For a few years honours were divided among the varying types of crews. In 1946 and 1947 the Rickert brothers were the mainstay of the open fours, winning the State title in those years.Rob Slean's Queensland sculling title, his second, came in 1947 and Nev Cullen continued in 1948, the year Col Zunker burst on the scene as stroke of both the open fours and the eights title winners, taking his eight to Hobart for the King's Cup race. Ivan Lloyd-Jones was a member of that crew, and he also joined Zunker's State-title winning four the following year.
In the same period the club gained ascendancy in the Under 20 fours, N. Wallace, S. Greenwood and J. Shaw stroking championship crews in 1947, 1948 and 1950.
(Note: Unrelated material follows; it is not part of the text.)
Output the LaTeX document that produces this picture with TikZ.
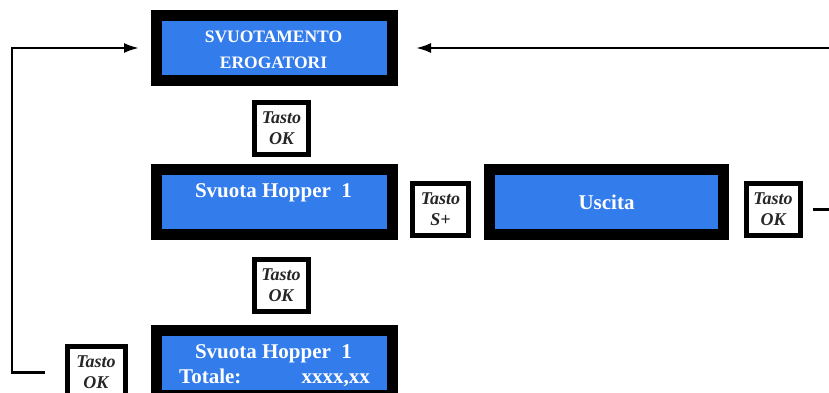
\documentclass[tikz,border=0pt]{standalone}
\usepackage{fontspec}
\setmainfont{Liberation Serif}
\usetikzlibrary{arrows.meta}
\definecolor{lcdblue}{HTML}{337CEB}
\tikzset{
  screen/.style={draw=black, fill=lcdblue, line width=11pt, outer sep=5.5pt,
    inner sep=0pt, minimum width=236pt, minimum height=65pt},
  keybox/.style={draw=black, fill=white, line width=5pt, outer sep=2.5pt,
    inner sep=0pt, minimum width=54pt, minimum height=52pt, align=center,
    font=\fontsize{18}{21}\selectfont\bfseries\itshape, text=black!85},
  lcdtext/.style={text=white, inner sep=0pt, font=\fontsize{21}{24}\selectfont\bfseries},
  lcdsmall/.style={text=white, inner sep=0pt, font=\fontsize{17.5}{26}\selectfont\bfseries},
  conn/.style={line width=2.3pt, draw=black},
  tip/.style={-{Latex[length=15pt,width=10pt]}}
}
\begin{document}
\begin{tikzpicture}[x=1pt,y=-1pt]
\useasboundingbox (0,0) rectangle (829,392);

% display screens
\node[screen] (menu) at (274.5,48) {};
\node[screen] (hop)  at (274.5,202) {};
\node[screen, minimum width=234pt] (exit) at (606.5,202) {};
\node[screen] (tot)  at (274.5,363) {};

% screen texts
\node[lcdsmall, anchor=base] (t1) at (273.5,42) {SVUOTAMENTO};
\node[lcdsmall, anchor=base] (t2) at (273.5,68) {EROGATORI};
\node[lcdtext, anchor=base] (t3) at (273.5,197) {Svuota Hopper~~1};
\node[lcdtext, anchor=base] (t4) at (606.5,209) {Uscita};
\node[lcdtext, anchor=base] (t5) at (273.5,358) {Svuota Hopper~~1};
\node[lcdtext, anchor=base west] (t6) at (179,383) {Totale:};
\node[lcdtext, anchor=base east] (t7) at (370,383) {xxxx,xx};

% key boxes
\node[keybox] (ok1) at (281.5,128.5) {Tasto\\OK};
\node[keybox] (ok2) at (281,285) {Tasto\\OK};
\node[keybox, minimum width=56pt] (splus) at (440.5,209.5) {Tasto\\S+};
\node[keybox] (okR) at (773,209.5) {Tasto\\OK};
\node[keybox, minimum width=58pt] (okBL) at (96,372.5) {Tasto\\OK};

% rails for the return paths
\coordinate (leftrail) at (12,0);
\coordinate (rightedge) at (830,0);

% return path on the left
\draw[conn, tip] ([xshift=-20pt]okBL.west) -- (okBL.west -| leftrail)
  |- ([xshift=-12pt]menu.west);

% return path on the right
\draw[conn] ([xshift=10pt]okR.east) -- (okR.east -| rightedge);
\draw[conn, tip] (rightedge |- menu.east) -- ([xshift=18pt]menu.east);
\end{tikzpicture}
\end{document}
Lady rowers, too, returned to prominence, the club's 1949 crew stroked by Nancy Kidd failing by only a canvas to win the Australian title when representing Queensland at Brisbane. Another crew, stroked by Betty Lister, annexed the State title in 1950, while in 1951 Miss Lister, in again stroking the State winners, was joined by three members of the 1949 champion crew - Dorothy Dahl, the married daughter of the renowned Paddy Christsen, of World War 1 sculling fame, Hazel Parry and Aileen Jarvis.
Dorothy Dhal (nee Christsen), Nancy Lewis (nee Kidd), Hazel Farmer (nee Parry), Aileen Luxton (nee Jarvis)
A frustrating period of almost a decade followed, in which the club's crews found the successes of State honours quite elusive. It was the era of new administration, however, Nev Cullen taking over the helm as a vigorous leader who prepared well for the considerable honours which were to flow to the club and to him personally in later years.